## DATA PROVIDED
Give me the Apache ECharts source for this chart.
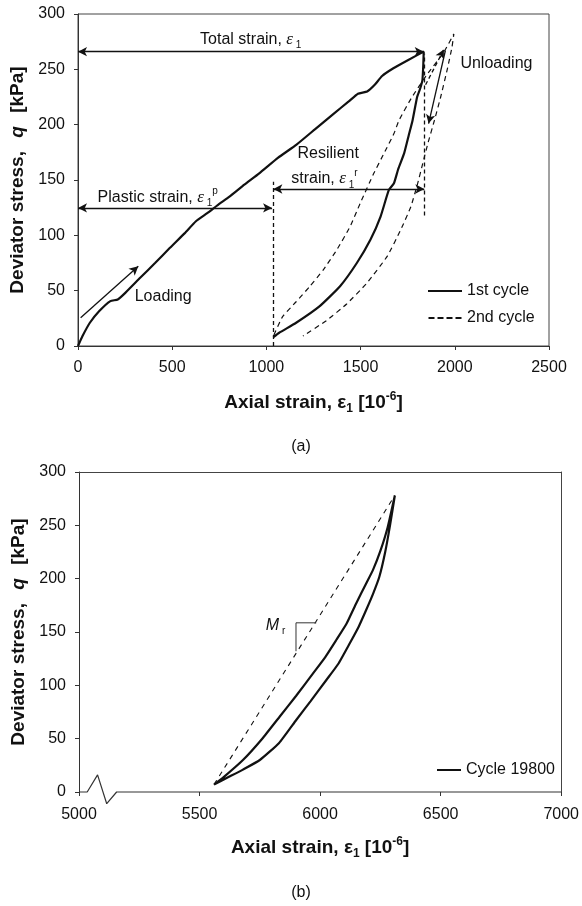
<!DOCTYPE html>
<html><head><meta charset="utf-8">
<script src="https://cdn.jsdelivr.net/npm/echarts@6/dist/echarts.min.js"></script>
<style>html,body{margin:0;padding:0;background:#fff;}#c{width:582px;height:906px;}</style>
</head><body><div id="c"></div>
<script>
// ---------------- Panel (a) data ----------------
const aXTicks = [0, 500, 1000, 1500, 2000, 2500];
const aYTicks = [0, 50, 100, 150, 200, 250, 300];
const cycle1LoadX = [0, 24, 63, 113, 172, 211, 251, 330, 409, 488, 567, 626, 686, 745, 804, 883, 962, 1061, 1160, 1259, 1358, 1437, 1486, 1535, 1575, 1614, 1674, 1753, 1835];
const cycle1LoadY = [0, 9, 21, 31.6, 40.6, 42, 48, 61.6, 75, 88.7, 102, 112.7, 120, 127.8, 135, 145.8, 156, 170, 182, 196, 210, 221, 228, 230, 236, 244, 251, 258.5, 266];
const cycle1UnloadX = [1833, 1828, 1815, 1800, 1776, 1755, 1731, 1700, 1677, 1650, 1606, 1552, 1480, 1391, 1283, 1158, 1068, 1037];
const cycle1UnloadY = [255, 240, 232, 225, 204, 190, 174, 160, 147, 141, 117, 96, 75, 54, 36, 21, 12, 8];
const cycle2LoadX = [1040, 1086, 1158, 1229, 1301, 1373, 1444, 1498, 1570, 1624, 1677, 1704, 1773, 1851, 1940, 1995];
const cycle2LoadY = [10, 26.5, 40, 53.6, 68.6, 86.7, 107.8, 129, 156, 174, 192, 204, 225, 245, 265, 282];
const cycle2UnloadX = [1985, 1960, 1925, 1892, 1857, 1830, 1803, 1767, 1713, 1641, 1534, 1426, 1319, 1194];
const cycle2UnloadY = [270, 250, 225, 204, 183, 165, 147, 126, 105, 81, 57, 38, 23, 9];

// ---------------- Panel (b) data ----------------
const bXTicks = [5000, 5500, 6000, 6500, 7000];
const bYTicks = [0, 50, 100, 150, 200, 250, 300];
const loopUpperX = [5560, 5600, 5680, 5760, 5832, 5900, 5970, 6020, 6067, 6110, 6150, 6190, 6219, 6250, 6280, 6310];
const loopUpperY = [7, 14, 30, 50, 70.6, 90, 111, 126, 142.5, 158, 177, 195, 208, 226, 248, 278];
const loopLowerX = [6290, 6270, 6246, 6220, 6191, 6160, 6122, 6075, 6026, 5960, 5901, 5830, 5750, 5680, 5620, 5560];
const loopLowerY = [250, 225, 202, 186, 170.6, 155, 139, 120, 105, 85, 67.5, 46, 30, 21, 14, 7];
const secantX = [5560, 6310];
const secantY = [7, 278];
const triangleX = [5984, 5900, 5900];
const triangleY = [158.6, 158.6, 132];
const breakX = [5000, 5034, 5077, 5115, 5156, 7000];
const breakY = [0, 0, 16, -11, 0, 0];

const zip = (xs, ys) => xs.map((x, i) => [x, ys[i]]);
const FONT = 'Liberation Sans, Arial, sans-serif';
const INK = '#111';

const chart = echarts.init(document.getElementById('c'), null, {renderer: 'canvas'});

const nameRichX = {
  b: {fontSize: 19, fontWeight: 'bold', fontFamily: FONT, color: INK, lineHeight: 24, verticalAlign: 'middle'},
  sub: {fontSize: 12, fontWeight: 'bold', fontFamily: FONT, color: INK, lineHeight: 13, verticalAlign: 'bottom'},
  sup: {fontSize: 12, fontWeight: 'bold', fontFamily: FONT, color: INK, lineHeight: 13, verticalAlign: 'top'}
};
const nameRichY = {
  b: {fontSize: 19, fontWeight: 'bold', fontFamily: FONT, color: INK},
  q: {fontSize: 19, fontWeight: 'bold', fontStyle: 'italic', fontFamily: FONT, color: INK}
};
const tickFmt = v => String(v);

function valueAxis(grid, ticks, extra) {
  return Object.assign({
    type: 'value', gridIndex: grid,
    min: ticks[0], max: ticks[ticks.length - 1], interval: ticks[1] - ticks[0],
    axisLine: {show: true, onZero: false, lineStyle: {color: '#333', width: 1}},
    axisTick: {show: true, length: 4, lineStyle: {color: '#333'}},
    splitLine: {show: false}
  }, extra);
}
function frameAxis(grid, ticks, position) {
  return {
    type: 'value', gridIndex: grid, position: position,
    min: ticks[0], max: ticks[ticks.length - 1], interval: ticks[1] - ticks[0],
    axisLine: {show: true, onZero: false, lineStyle: {color: '#444', width: 1}},
    axisTick: {show: false}, axisLabel: {show: false}, splitLine: {show: false}
  };
}
const lbl = (m) => ({fontSize: 16, color: INK, fontFamily: FONT, margin: m, formatter: tickFmt});

const xName = '{b|Axial strain, ε}{sub|1}{b| [10}{sup|-6}{b|]}';
const yName = '{b|Deviator stress,}    {q|q}    {b|[kPa]}';

function arrow(p1, p2, s1, s2, dashed) {
  const ls = {color: INK, width: 1.3, type: dashed ? [4, 3] : 'solid'};
  return [
    {coord: p1, symbol: s1 ? 'arrow' : 'none', symbolSize: [7, 9], lineStyle: ls},
    {coord: p2, symbol: s2 ? 'arrow' : 'none', symbolSize: [7, 9], lineStyle: ls}
  ];
}

const solidIcon = 'path://M0,0h34v2h-34z';
const dashIcon = 'path://M0,0h6v2h-6zM9,0h6v2h-6zM18,0h6v2h-6zM27,0h6v2h-6z';

const option = {
  animation: false,
  backgroundColor: '#fff',
  textStyle: {fontFamily: FONT},
  grid: [
    {left: 78, top: 14, width: 471, height: 332, show: true, borderColor: '#444', borderWidth: 1, containLabel: false},
    {left: 79, top: 472, width: 485, height: 320, show: false, containLabel: false}
  ],
  xAxis: [
    valueAxis(0, aXTicks, {axisLabel: lbl(14),
      name: xName, nameLocation: 'middle', nameGap: 45, nameTextStyle: {rich: nameRichX}}),
    valueAxis(1, bXTicks, {axisLine: {show: false}, axisLabel: lbl(15),
      name: xName, nameLocation: 'middle', nameGap: 44, nameTextStyle: {rich: nameRichX}}),
    frameAxis(1, bXTicks, 'top')
  ],
  yAxis: [
    valueAxis(0, aYTicks, {axisLabel: lbl(13),
      name: yName, nameLocation: 'middle', nameGap: 47, nameRotate: 90, nameTextStyle: {rich: nameRichY}}),
    valueAxis(1, bYTicks, {axisLabel: lbl(13),
      name: yName, nameLocation: 'middle', nameGap: 47, nameRotate: 90, nameTextStyle: {rich: nameRichY}}),
    frameAxis(1, bYTicks, 'right')
  ],
  legend: [
    {data: [{name: '1st cycle', icon: solidIcon}, {name: '2nd cycle', icon: dashIcon}],
     orient: 'vertical', left: 428, top: 282, padding: 0, itemWidth: 34, itemHeight: 2,
     itemGap: 9, textStyle: {fontSize: 16, lineHeight: 18, color: INK, fontFamily: FONT}, selectedMode: false,
     itemStyle: {color: INK, borderWidth: 0}},
    {data: [{name: 'Cycle 19800', icon: 'path://M0,0h24v2h-24z'}], orient: 'vertical', left: 437, top: 761, padding: 0,
     itemWidth: 24, itemHeight: 2, textStyle: {fontSize: 16, lineHeight: 18, color: INK, fontFamily: FONT},
     selectedMode: false, itemStyle: {color: INK, borderWidth: 0}}
  ],
  series: [
    {name: '1st cycle', type: 'line', xAxisIndex: 0, yAxisIndex: 0, showSymbol: false, symbol: 'none', smooth: 0.15,
     lineStyle: {color: INK, width: 2.2}, itemStyle: {color: INK},
     data: zip(cycle1LoadX, cycle1LoadY).concat(zip(cycle1UnloadX, cycle1UnloadY))},
    {name: '2nd cycle', type: 'line', xAxisIndex: 0, yAxisIndex: 0, showSymbol: false, symbol: 'none', smooth: 0.15,
     lineStyle: {color: INK, width: 1.2, type: [5, 4]}, itemStyle: {color: INK},
     data: zip(cycle2LoadX, cycle2LoadY).concat(zip(cycle2UnloadX, cycle2UnloadY))},
    {name: 'annA', type: 'line', xAxisIndex: 0, yAxisIndex: 0, data: [], silent: true,
     markLine: {silent: true, animation: false, label: {show: false}, emphasis: {disabled: true},
       data: [
         arrow([0, 266], [1835, 266], true, true),
         arrow([0, 124.8], [1030, 124.8], true, true),
         arrow([1037, 141.9], [1838, 141.9], true, true),
         arrow([14, 25.5], [320, 72], false, true),
         arrow([1950, 267], [1861, 201], false, true),
         arrow([1845, 236], [1942, 268], false, true, true),
         arrow([1037, 0], [1037, 148.5], false, false, true),
         arrow([1838, 118], [1838, 264], false, false, true)
       ]}},
    {name: 'Cycle 19800', type: 'line', xAxisIndex: 1, yAxisIndex: 1, showSymbol: false, symbol: 'none', smooth: 0.15,
     lineStyle: {color: INK, width: 2.2}, itemStyle: {color: INK},
     data: zip(loopUpperX, loopUpperY).concat(zip(loopLowerX, loopLowerY))},
    {name: 'secant', type: 'line', xAxisIndex: 1, yAxisIndex: 1, showSymbol: false, symbol: 'none', silent: true,
     lineStyle: {color: INK, width: 1.1, type: [5, 5]}, data: zip(secantX, secantY)},
    {name: 'triangle', type: 'line', xAxisIndex: 1, yAxisIndex: 1, showSymbol: false, symbol: 'none', silent: true,
     lineStyle: {color: '#333', width: 1}, data: zip(triangleX, triangleY)},
    {name: 'axisBreak', type: 'line', xAxisIndex: 1, yAxisIndex: 1, showSymbol: false, symbol: 'none', silent: true,
     clip: false, lineStyle: {color: '#333', width: 1.2}, data: zip(breakX, breakY)}
  ]
};
chart.setOption(option);

// Text annotations anchored to data coordinates
const subRich = {
  e: {fontSize: 17, fontStyle: 'italic', fontFamily: 'Liberation Serif, serif', fill: INK, lineHeight: 22, verticalAlign: 'middle'},
  n: {fontSize: 16, fontFamily: FONT, fill: INK, lineHeight: 22, verticalAlign: 'middle'},
  s: {fontSize: 10, fontFamily: FONT, fill: INK, lineHeight: 10, verticalAlign: 'bottom'},
  p: {fontSize: 10, fontFamily: FONT, fill: INK, lineHeight: 10, verticalAlign: 'top'},
  m: {fontSize: 16, fontStyle: 'italic', fontFamily: FONT, fill: INK, lineHeight: 22, verticalAlign: 'middle'}
};
const annA = [
  {text: '{n|Total strain, }{e|ε}{s| 1}', at: [917, 277]},
  {text: '{n|Plastic strain, }{e|ε}{s| 1}{p|p}', at: [423, 134]},
  {text: '{n|Resilient}', at: [1328, 174]},
  {text: '{n|strain, }{e|ε}{s| 1}{p|r}', at: [1308, 151]},
  {text: '{n|Loading}', at: [452, 45]},
  {text: '{n|Unloading}', at: [2221, 255]}
];
const annB = [
  {text: '{m|M}{s| r}', at: [5815, 156]}
];
const graphics = [];
function addText(list, xi, yi) {
  list.forEach(a => {
    const p = chart.convertToPixel({xAxisIndex: xi, yAxisIndex: yi}, a.at);
    graphics.push({type: 'text', x: p[0], y: p[1], silent: true,
      style: {text: a.text, rich: subRich, align: 'center', verticalAlign: 'middle', fill: INK, font: '16px ' + FONT}});
  });
}
addText(annA, 0, 0);
addText(annB, 1, 1);
graphics.push({type: 'text', x: 301, y: 447, silent: true,
  style: {text: '(a)', align: 'center', verticalAlign: 'middle', fill: INK, font: '16px ' + FONT}});
graphics.push({type: 'text', x: 301, y: 893, silent: true,
  style: {text: '(b)', align: 'center', verticalAlign: 'middle', fill: INK, font: '16px ' + FONT}});
chart.setOption({graphic: graphics});
</script>
</body></html>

## TASK DETAILS
Pictures are excluded: retype only the lines from the beginning of the listing above through the line with "38, 23, 9];", both included.

## THE REPLY
Give me the Apache ECharts source for this chart.
<!DOCTYPE html>
<html><head><meta charset="utf-8">
<script src="https://cdn.jsdelivr.net/npm/echarts@6/dist/echarts.min.js"></script>
<style>html,body{margin:0;padding:0;background:#fff;}#c{width:582px;height:906px;}</style>
</head><body><div id="c"></div>
<script>
// ---------------- Panel (a) data ----------------
const aXTicks = [0, 500, 1000, 1500, 2000, 2500];
const aYTicks = [0, 50, 100, 150, 200, 250, 300];
const cycle1LoadX = [0, 24, 63, 113, 172, 211, 251, 330, 409, 488, 567, 626, 686, 745, 804, 883, 962, 1061, 1160, 1259, 1358, 1437, 1486, 1535, 1575, 1614, 1674, 1753, 1835];
const cycle1LoadY = [0, 9, 21, 31.6, 40.6, 42, 48, 61.6, 75, 88.7, 102, 112.7, 120, 127.8, 135, 145.8, 156, 170, 182, 196, 210, 221, 228, 230, 236, 244, 251, 258.5, 266];
const cycle1UnloadX = [1833, 1828, 1815, 1800, 1776, 1755, 1731, 1700, 1677, 1650, 1606, 1552, 1480, 1391, 1283, 1158, 1068, 1037];
const cycle1UnloadY = [255, 240, 232, 225, 204, 190, 174, 160, 147, 141, 117, 96, 75, 54, 36, 21, 12, 8];
const cycle2LoadX = [1040, 1086, 1158, 1229, 1301, 1373, 1444, 1498, 1570, 1624, 1677, 1704, 1773, 1851, 1940, 1995];
const cycle2LoadY = [10, 26.5, 40, 53.6, 68.6, 86.7, 107.8, 129, 156, 174, 192, 204, 225, 245, 265, 282];
const cycle2UnloadX = [1985, 1960, 1925, 1892, 1857, 1830, 1803, 1767, 1713, 1641, 1534, 1426, 1319, 1194];
const cycle2UnloadY = [270, 250, 225, 204, 183, 165, 147, 126, 105, 81, 57, 38, 23, 9];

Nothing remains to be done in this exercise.